> GIVEN TASK
Begin with the first line of the material and copy each line word for word through the line that contains "const fitY = [0.00331, 0.01195];"; the pictures are left out.

##########

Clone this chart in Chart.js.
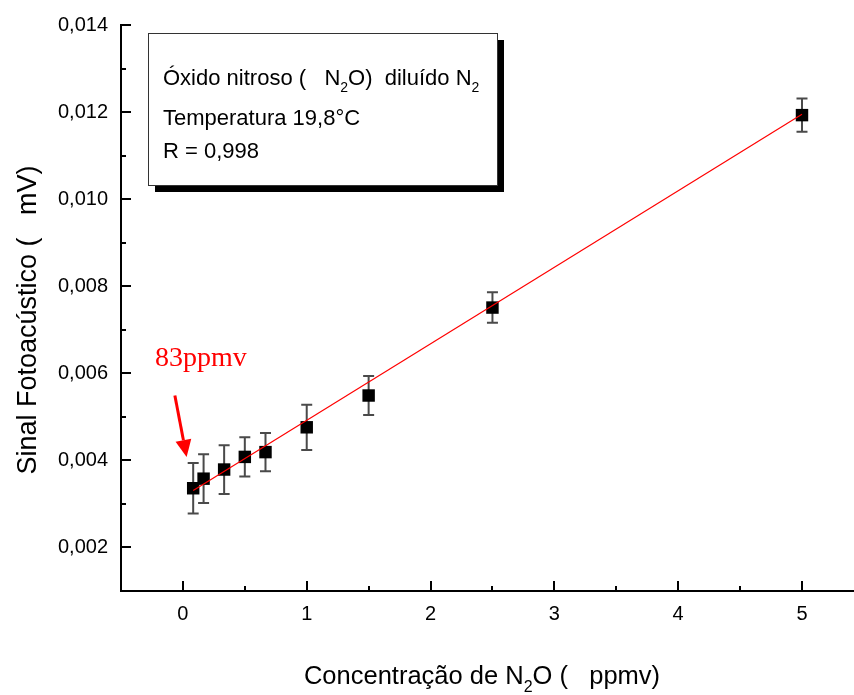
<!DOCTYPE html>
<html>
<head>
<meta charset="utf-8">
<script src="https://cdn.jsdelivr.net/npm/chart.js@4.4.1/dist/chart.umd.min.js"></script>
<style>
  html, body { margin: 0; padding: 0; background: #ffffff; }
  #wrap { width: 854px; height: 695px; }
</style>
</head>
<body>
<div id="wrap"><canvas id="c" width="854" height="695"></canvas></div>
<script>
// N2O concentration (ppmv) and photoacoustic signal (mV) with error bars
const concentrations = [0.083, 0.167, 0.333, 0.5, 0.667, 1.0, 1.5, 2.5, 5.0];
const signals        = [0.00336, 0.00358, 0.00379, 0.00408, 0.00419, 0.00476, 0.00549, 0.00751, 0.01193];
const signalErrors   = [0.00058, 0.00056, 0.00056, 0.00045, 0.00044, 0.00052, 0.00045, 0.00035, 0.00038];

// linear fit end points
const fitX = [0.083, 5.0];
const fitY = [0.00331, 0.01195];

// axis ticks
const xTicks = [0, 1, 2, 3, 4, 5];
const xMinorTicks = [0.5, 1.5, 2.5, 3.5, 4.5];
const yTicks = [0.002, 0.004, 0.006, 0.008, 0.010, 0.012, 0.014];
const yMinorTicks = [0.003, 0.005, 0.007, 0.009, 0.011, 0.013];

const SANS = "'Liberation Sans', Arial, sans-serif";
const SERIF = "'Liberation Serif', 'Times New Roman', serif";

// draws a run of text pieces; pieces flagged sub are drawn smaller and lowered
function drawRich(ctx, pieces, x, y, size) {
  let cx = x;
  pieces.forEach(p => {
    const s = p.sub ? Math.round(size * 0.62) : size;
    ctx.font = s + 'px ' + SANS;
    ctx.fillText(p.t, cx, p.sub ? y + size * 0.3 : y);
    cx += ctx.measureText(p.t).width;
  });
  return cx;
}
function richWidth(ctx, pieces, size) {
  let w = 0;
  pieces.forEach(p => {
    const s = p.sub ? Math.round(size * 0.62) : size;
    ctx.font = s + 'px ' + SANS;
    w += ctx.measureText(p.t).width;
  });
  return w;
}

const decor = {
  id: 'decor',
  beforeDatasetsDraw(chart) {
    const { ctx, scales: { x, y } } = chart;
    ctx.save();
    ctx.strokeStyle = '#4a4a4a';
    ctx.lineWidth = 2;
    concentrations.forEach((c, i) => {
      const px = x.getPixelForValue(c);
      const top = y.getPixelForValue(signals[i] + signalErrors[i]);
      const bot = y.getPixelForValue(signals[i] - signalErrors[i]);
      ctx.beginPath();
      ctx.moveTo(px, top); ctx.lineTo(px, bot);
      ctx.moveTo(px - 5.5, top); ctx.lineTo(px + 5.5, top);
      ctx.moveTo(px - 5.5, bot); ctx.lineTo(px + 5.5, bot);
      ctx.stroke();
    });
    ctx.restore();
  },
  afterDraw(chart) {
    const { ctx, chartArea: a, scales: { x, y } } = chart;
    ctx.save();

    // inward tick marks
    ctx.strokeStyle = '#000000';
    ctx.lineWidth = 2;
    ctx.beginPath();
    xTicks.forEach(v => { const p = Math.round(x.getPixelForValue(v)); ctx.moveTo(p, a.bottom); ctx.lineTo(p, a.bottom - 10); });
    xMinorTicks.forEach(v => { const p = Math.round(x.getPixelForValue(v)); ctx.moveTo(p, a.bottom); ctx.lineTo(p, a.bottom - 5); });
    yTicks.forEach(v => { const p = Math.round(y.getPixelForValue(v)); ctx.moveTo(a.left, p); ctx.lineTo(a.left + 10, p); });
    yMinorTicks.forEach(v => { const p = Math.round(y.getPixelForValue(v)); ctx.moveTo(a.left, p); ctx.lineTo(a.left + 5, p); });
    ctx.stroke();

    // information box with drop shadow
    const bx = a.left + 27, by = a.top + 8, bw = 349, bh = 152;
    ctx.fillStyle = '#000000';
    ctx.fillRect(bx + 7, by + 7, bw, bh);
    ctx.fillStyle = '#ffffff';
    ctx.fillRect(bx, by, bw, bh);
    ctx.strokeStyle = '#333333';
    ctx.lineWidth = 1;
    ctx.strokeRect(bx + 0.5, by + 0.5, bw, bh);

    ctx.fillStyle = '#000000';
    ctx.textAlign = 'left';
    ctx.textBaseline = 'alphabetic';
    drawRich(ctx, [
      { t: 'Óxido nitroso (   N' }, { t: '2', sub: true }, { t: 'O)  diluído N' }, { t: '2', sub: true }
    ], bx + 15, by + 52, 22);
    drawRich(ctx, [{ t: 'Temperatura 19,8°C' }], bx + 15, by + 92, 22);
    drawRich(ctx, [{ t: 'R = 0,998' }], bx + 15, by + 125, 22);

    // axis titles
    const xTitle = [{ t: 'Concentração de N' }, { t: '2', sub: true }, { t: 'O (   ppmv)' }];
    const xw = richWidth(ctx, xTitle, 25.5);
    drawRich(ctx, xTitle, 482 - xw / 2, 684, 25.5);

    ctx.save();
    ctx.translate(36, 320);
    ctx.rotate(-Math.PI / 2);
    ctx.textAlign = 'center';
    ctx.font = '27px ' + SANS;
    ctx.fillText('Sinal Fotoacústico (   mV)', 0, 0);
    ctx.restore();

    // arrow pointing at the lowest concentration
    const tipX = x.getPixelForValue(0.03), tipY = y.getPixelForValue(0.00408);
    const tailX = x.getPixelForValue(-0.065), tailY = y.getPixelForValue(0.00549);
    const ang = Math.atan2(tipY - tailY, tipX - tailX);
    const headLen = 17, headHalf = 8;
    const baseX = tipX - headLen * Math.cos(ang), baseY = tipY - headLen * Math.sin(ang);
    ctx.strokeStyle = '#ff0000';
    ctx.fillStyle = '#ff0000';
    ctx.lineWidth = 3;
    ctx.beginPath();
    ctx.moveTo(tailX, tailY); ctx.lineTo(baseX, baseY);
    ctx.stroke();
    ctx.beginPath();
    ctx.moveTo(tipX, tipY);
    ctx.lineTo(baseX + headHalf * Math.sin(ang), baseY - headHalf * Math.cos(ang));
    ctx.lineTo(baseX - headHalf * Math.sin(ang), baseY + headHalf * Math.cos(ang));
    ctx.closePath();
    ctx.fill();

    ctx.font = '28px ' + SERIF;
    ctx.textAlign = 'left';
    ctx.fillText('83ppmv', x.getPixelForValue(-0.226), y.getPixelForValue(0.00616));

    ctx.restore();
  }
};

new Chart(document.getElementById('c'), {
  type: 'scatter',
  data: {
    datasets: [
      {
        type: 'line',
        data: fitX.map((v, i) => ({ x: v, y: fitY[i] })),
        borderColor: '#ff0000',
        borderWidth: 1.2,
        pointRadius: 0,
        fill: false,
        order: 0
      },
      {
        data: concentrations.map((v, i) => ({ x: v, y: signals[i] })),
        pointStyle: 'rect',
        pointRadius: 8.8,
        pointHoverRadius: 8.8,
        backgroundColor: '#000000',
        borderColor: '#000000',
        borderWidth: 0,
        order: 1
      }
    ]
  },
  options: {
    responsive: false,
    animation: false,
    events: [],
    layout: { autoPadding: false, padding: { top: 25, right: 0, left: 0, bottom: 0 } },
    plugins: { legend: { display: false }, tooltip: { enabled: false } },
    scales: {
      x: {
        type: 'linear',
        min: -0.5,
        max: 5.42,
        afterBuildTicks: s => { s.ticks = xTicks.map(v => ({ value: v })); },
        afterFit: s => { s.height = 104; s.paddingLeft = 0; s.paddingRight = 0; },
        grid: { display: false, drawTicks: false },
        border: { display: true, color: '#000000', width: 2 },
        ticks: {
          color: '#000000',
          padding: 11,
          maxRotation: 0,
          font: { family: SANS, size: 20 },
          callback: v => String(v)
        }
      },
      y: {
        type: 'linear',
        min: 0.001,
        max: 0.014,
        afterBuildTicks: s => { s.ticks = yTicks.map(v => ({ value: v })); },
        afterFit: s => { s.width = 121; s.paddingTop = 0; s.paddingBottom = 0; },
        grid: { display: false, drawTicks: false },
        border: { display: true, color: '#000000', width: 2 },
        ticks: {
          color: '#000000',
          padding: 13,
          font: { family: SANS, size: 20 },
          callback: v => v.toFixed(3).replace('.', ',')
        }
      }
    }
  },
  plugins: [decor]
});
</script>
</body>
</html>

##########

> SOLUTION BELOW
Clone this chart in Chart.js.
<!DOCTYPE html>
<html>
<head>
<meta charset="utf-8">
<script src="https://cdn.jsdelivr.net/npm/chart.js@4.4.1/dist/chart.umd.min.js"></script>
<style>
  html, body { margin: 0; padding: 0; background: #ffffff; }
  #wrap { width: 854px; height: 695px; }
</style>
</head>
<body>
<div id="wrap"><canvas id="c" width="854" height="695"></canvas></div>
<script>
// N2O concentration (ppmv) and photoacoustic signal (mV) with error bars
const concentrations = [0.083, 0.167, 0.333, 0.5, 0.667, 1.0, 1.5, 2.5, 5.0];
const signals        = [0.00336, 0.00358, 0.00379, 0.00408, 0.00419, 0.00476, 0.00549, 0.00751, 0.01193];
const signalErrors   = [0.00058, 0.00056, 0.00056, 0.00045, 0.00044, 0.00052, 0.00045, 0.00035, 0.00038];

// linear fit end points
const fitX = [0.083, 5.0];
const fitY = [0.00331, 0.01195];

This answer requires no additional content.